Banker convicted of conspiracy in New York gets deported


A Russian banker who was convicted last year of secretly working as a spy in a New York City bank was deported to his native country on Wednesday, federal officials said.

U.S. Immigration and Customs and Enforcement announced the removal of Evgeny Buryakov, who spent years in New York covertly working as an agent for Russia's foreign intelligence agency.

Buryakov went right from prison to a flight back to Moscow, accompanied by deportation officers, and was then turned over to Russian authorities, ICE said.

“Removing individuals like Mr. Buryakov represents ICE’s highest enforcement priority, which is protecting the national security of the United States,” ICE field office director Rebecca Adducci said in a statement.

Buryakov, 42, pleaded guilty in Manhattan Federal Court last March to conspiracy and was sentenced to 30 months behind bars. Former Manhattan U.S. Attorney Preet Bharara compared Buryakov’s spying to Cold War espionage.

Buryakov, who lived in Riverdale with his family as a private citizen, worked for the New York office of Vnesheconombank (VBE), a state-owned Russia bank.

Prosecutors said he used this gig as a cover for a spy ring that collected intelligence on U.S. sanctions against Russian banks, as well as American efforts to develop alternative energy sources.

One of Buryakov’s co-conspirators, Victor Podobnyy, had communications in 2013 with Carter Page — who eventually became a political adviser to Donald Trump.
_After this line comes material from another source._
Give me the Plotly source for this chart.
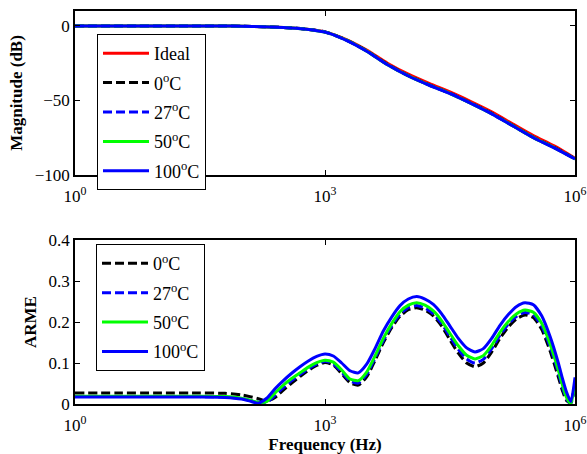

Page said in a statement to CBS News that their talks were not sensitive, and that he had no idea he was speaking with a Russian spy.

“I shared basic immaterial information and publicly available research documents,” Page said.

ICE has ramped up its detainments and deportations of criminal immigrants and undocumented immigrants since President Trump took office. But many cases nationwide have involved immigrants who were detained for minor or unclear offenses, including some "dreamers" protected by the DACA program. The ACLU has filed lawsuits on behalf of some dreamers detained for ambiguous reasons.